We know they are in business, and normally in business, one wants to break even and have something to take care of their operating costs. A few points will suffice to compel them to maintain the prices.
Firstly, we know that the cost of electricity is likely to go up this year, and possibly that of fuel, which will add to increased operating costs. However, even if we have so much soybean produced this year, we will not see any reduction in the products that come from soybean such as cooking oil and animal feed. So, then, why is it that we always want the farmer to bear all the costs including those that are coming from our inefficiencies in the way we operate?

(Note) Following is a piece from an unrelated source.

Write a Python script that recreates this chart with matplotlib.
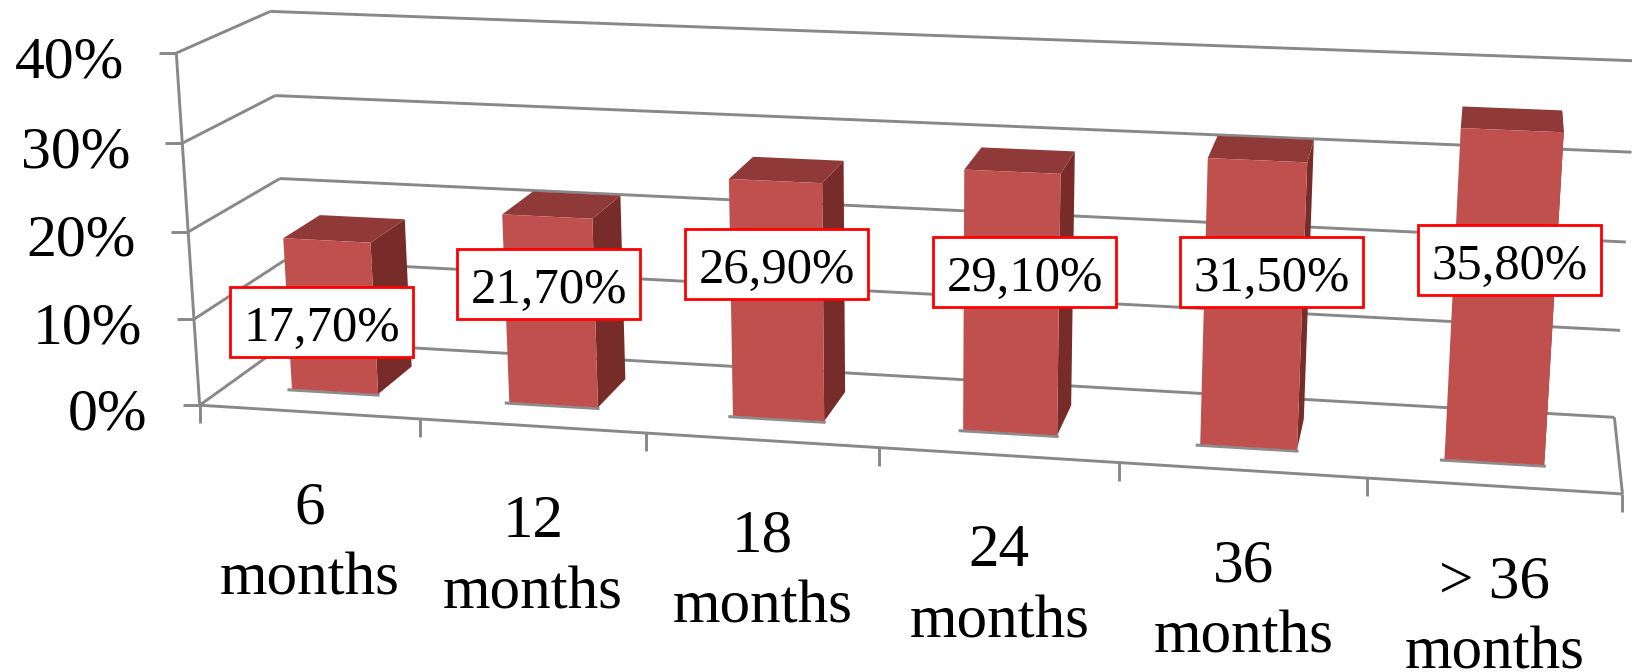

Besides, the cost of fertilisers, seed, chemicals and other inputs will remain as was the case last season, or even go up. I wouldn’t mind to see the cost of soya going up as well as that of cooking oil because nothing is reduced in this economy. As merchants, we can easily kill this industry if we only focus on eating today and forgetting what we shall eat tomorrow.
What we might need to do is to look at how we can make soyabean commodity differentiated. I know that even though Malawi and Zimbabwe might have adequate stocks for their use, countries like DR Congo and Mozambique may need our crop although Brazil might offload to Mozambique and Angola. We can take advantage of our usual customers; the Congolese.
We also have seen that the east African countries, apart from Tanzania, have had challenges with rainfall though they prefer getting their oil from the far east. However, we can still sell so much of our feed to those countries including our neighbour, Botswana. This value chain is one that I have been so happy about, because I have seen Zambia becoming self-sufficient in this commodity within a short period. Let us safeguard the success that we have achieved and avoid moving two steps forward, one step sideways and three steps backwards as has been the case with maize productivity. I will not talk about maize because we all know what the solutions are, but we just chose not to implement them. Good day Zambians and a job welo dani!
This author, Felix Tembo, is an agribusiness practitioner.